Tag Archives: Michael Fabricant MP

The erosion of civil liberties and the legitimacy of Parliament

*sigh*

I’ve moved from angry to depressed. Here’s my letter to my MP, Michael Fabricant, about the Data Rentention and General Bullshit Bill (DRIP);

Michael,

There’s probably no point in even bothering, given you are highly unlikely to rebel against your party (which, by the way, says something about our “representative democracy”, don’t you think?) but I can’t let this one pass.

After trying it with the slave labour Workfare scheme your party in Government is trying to legalise something that has been found illegal. The new Data Retention & Investigatory Powers Bill (DRIP) has no legal basis, being as it seeks to legalise an existing practice that has already been ruled illegal by the European Court of Justice.

Not only that but the way in which this bill has been concocted and is being pushed through questions the very legitimacy of Parliament itself.
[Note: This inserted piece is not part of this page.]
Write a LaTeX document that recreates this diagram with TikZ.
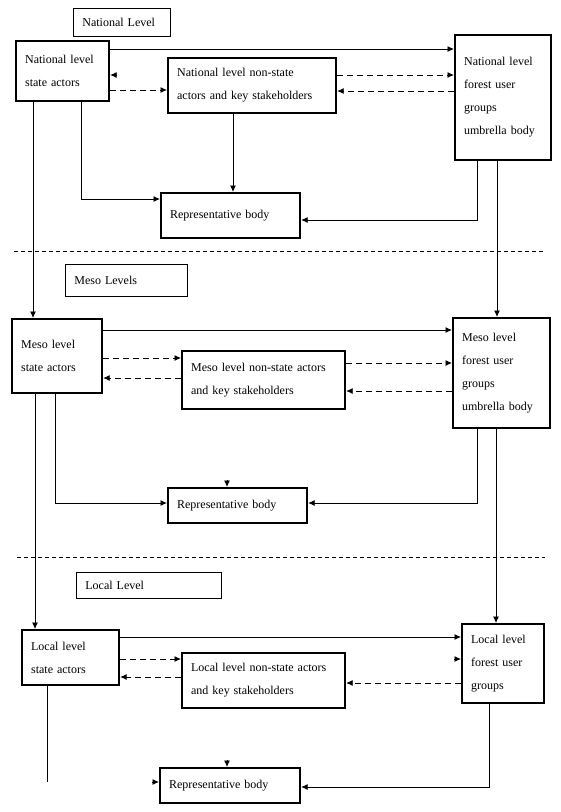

It is a fundamental principle of our parliamentary democracy that bills are presented to the House of Commons and scrutinised in depth by our elected representatives. We put faith in you do to this. No such process is taking place with this bill, which has been cobbled together in a secret cabal of all three major parties. MPs, such as yourself, have very little time to look at the bill.

We have been told that no new powers are being introduced. If this were true that does still not make the bill any more necessary or legal, given the legality of the practice it legislates on. However, initial analysis of the bill shows that it does contain new, wider powers.

We’re told this is a temporary measure, but as the last Labour government demonstrated this is meaningless. Hindsight tells us to expect these powers to remain permanently. Parliament’s record on this is there for all to see.

So I implore, no, I demand, you vote against this legislation in the interests of promoting a liberal country free of unwarranted mass surveillance already deemed illegal. Were you to vote for this legislation (or cowardly abstain as I fear many will) you will be complicit in the continued erosion of our civil liberties that will further damage the legitimacy of Parliament. Parliament is already woefully unrepresentative and citizens are engaging more with campaign groups than they are political parties such as yours. This is just one battle in the ongoing war for a politics that serves the people, not narrow interests.

Yours expectantly,

Philip John

BT’s Content Connect might threaten hyperlocal TV’s prospects

Not content with shying away from laying down fibre while competitor Virgin does a JFDI like a good little broadband supplier, BT is now trying to single-handedly demolish net neutrality in the UK. Below are my thoughts, which I’ve sent in a letter to my MP, Michael Fabricant.

Via a number of sources including this article I learned that BT is planning a service which offers higher quality delivery service to content providers (such as the BBC with iPlayer).

Although I support the need for companies like BT to charge appropriately for services it’s clear that this service could create the two-tiered internet we fear. I can see two impacts;

1) Companies, such as the BBC, Channel 4, Sky, YouTube etc will be forced into a position whereby in order to maintain the quality of their current service they will have to pay substantial amounts of money to an already profitable BT Group. Sustaining could well mean raising prices, cutting costs (and we all know where..) or cutting the service altogether.

2) What I’m most worried about is the impact on local content. The recent Shott report clearly told the Government that local TV isn’t going to be delivered by 81 or 21 stations through masts, it will be over the web; “In the long-term, local TV looks set to be delivered through IPTV technology; therefore, any steps the Government takes through new regulatory interventions to facilitate local TV should have regard for this…”

Already several local ‘TV’ ‘stations’ have sprung up on the web including in David Cameron’s own constituency of Witney. There are similar efforts in Cornwall, Saddleworth (reporting on the Woolas by-election issue) and I would like to do the same in Lichfield.

I may find that The Lichfield Blog is priced out of providing good quality ‘TV’ services to residents though, thanks to this two-tier level of access to BT’s infrastructure.

For example, who is to decide whether programs from Sky’s on demand service are more important than a Lichfield-made documentary about the contentious HS2 issue or Friarsgate?

I hope you’ll put my argument to the minister responsible but also consider the potential impact on your constituents too.